Я вижу, как он склоняется надо мной (он всегда склонялся надо мной, а как еще, когда на полторы головы выше?) и тихо спрашивает: «Ну что, Макарушка?» И глаза у него веселые и хитрые. И это значит, сейчас будет какой-то необыкновенный праздник, и он без нас не начнется, поэтому надо мчаться, а там уже все собрались и зажарили целого быка, или вдруг сразу в самолет, невзирая на время суток и отсутствие билетов, и – в Питер, или в Астрахань, или бог знает куда, и вокруг будут прекрасные люди, самые близкие друзья, и настоящее веселье и ощущенье небывалой любви, и отказываться бесполезно, потому что он всё равно тебя не отпустит, и вообще не может нормальный человек противостоять этому урагану, и плюешь на свои жалкие и скучные личные планы и летишь.

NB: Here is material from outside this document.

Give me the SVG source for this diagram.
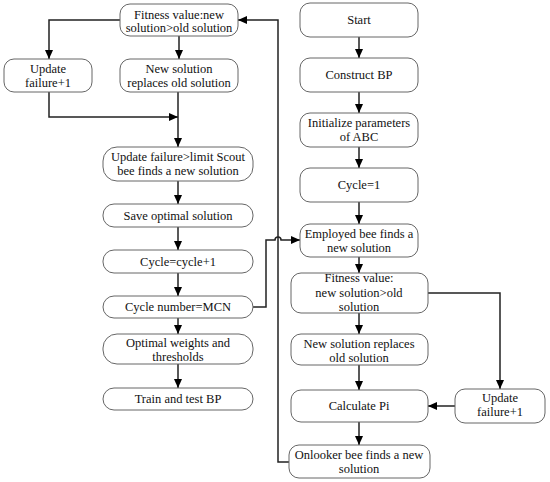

У него по-другому не бывало.
У меня и моих друзей список телефонов начинается с Гаврилыча – «Александр Абдулов». Очень удобно, не приходится искать. Нажал на телефоне список номеров – он первый выскочил.
Как будто сам тебе позвонил.
…И спасает свобода закрытых глаз,
И лишь вздрогнешь, порвав канитель постоянства
В миг, когда от людей, уходящих от нас,
Остаются пустые-пустые пространства.